The first Polish Bible print was issued in 1561 by Cracow’s “Dziedziców” Publishing House under the title of The Leopolita Bible.

Basically, it was a translation of the Latin Vulgate, based also on Czech language translations, and, to a minor extent, on the Greek New Testament. The author and editor of the translation was Priest Jan Nicz of Lemberg (called Leopolita, meaning “Inhabitant of Lemberg”), lecturer of the Jagiellonian University in Cracow. He had to use the nickname due to the fear of the Church Authorities that did not allow publishing the Bible in national languages at that time. The translation is also known as the Szarffenberg’s Bible (as it was commissioned by Marek Szaffenberg and his son, Stanisław). A hand-written copy of the New Testament translation based on this Bible edition had been popular earlier (from 1556). The Leopolita Bible was not a very accurate translation and its language was considered as out-of-date already in the 16th century. The Bible was dedicated to the King Zygmunt II August and contained 284 woodcuts presenting various Bible-related scenes. An interesting fact is that the Catholic Bible of Leopolita included a series of illustrations coming from the Luther Bible, issued in 1534 in Wittenberg. The copy of the Leopolita Bible kept at Cieszyn’s Historical Library from 1561 comes from the collection of the People’s Reading Library.

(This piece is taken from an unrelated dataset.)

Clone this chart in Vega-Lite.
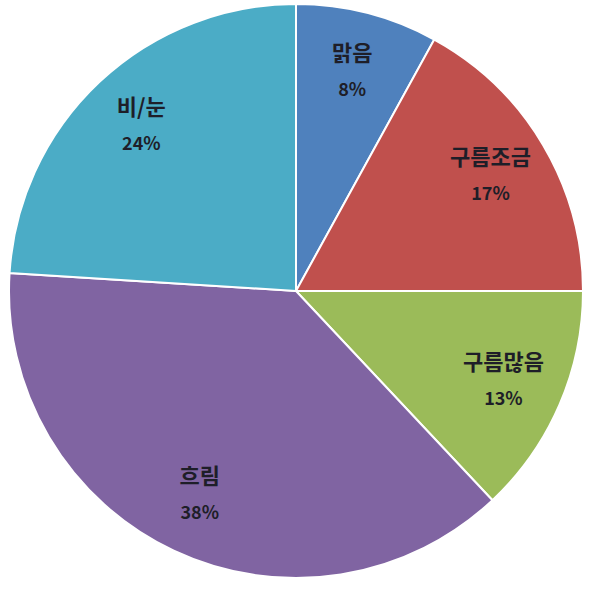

       In 1563, translation of the Bible was completed by the Protestants, more specifically – Calvinists. The edition was financed by the Prince Mikołaj Krzysztof Radziwiłł “Czarny” and it is called the Brest Bible (after the name of the printing location), Pińczowska Bible (after the place of translation) and Radziwiłł’s Bible after the name of the founder. The Main Historical Library includes two copies of this Bible (one of them is incomplete); both of them were transferred from the People’s Reading Library. The Brest Bible soon became a rarity, as the son of Mikołaj Radziwiłł, who was referred to as Radziwiłł the Orphan and was converted by the Jesuits, bought almost all of its copies and burnt them in the market of Vilnius. The Brest Bible was distinguishable for its excellent philological management and its typographic side was an absolute novelty in Poland in fact. Translations from original languages were made by the outstanding theologians designated by the Synod of Pinczów in 1559: Orsatius, Rector of the School of Pinczów, Piotr Statorius from Thionville and Jan Thenaudus from Bourges in France, as well as a few other scholars. They applied a new, for that time, method of Bible translation based on the idea to provide the same meaning of the translated text instead or literary translation of individual expressions and words of the original. Numbered verses were used in sections for the first time.

       This Bible was dedicated to Zygmunt August as well. The text was printed with large Gothic types, and smaller fonts were used for the notes and explanations located on sides and bottom of pages. The entire book was 255 x 401 mm and included fine woodcuts on the title page and in the Old Testament section. Circulation of the Brest Bible included approx. 300 copies.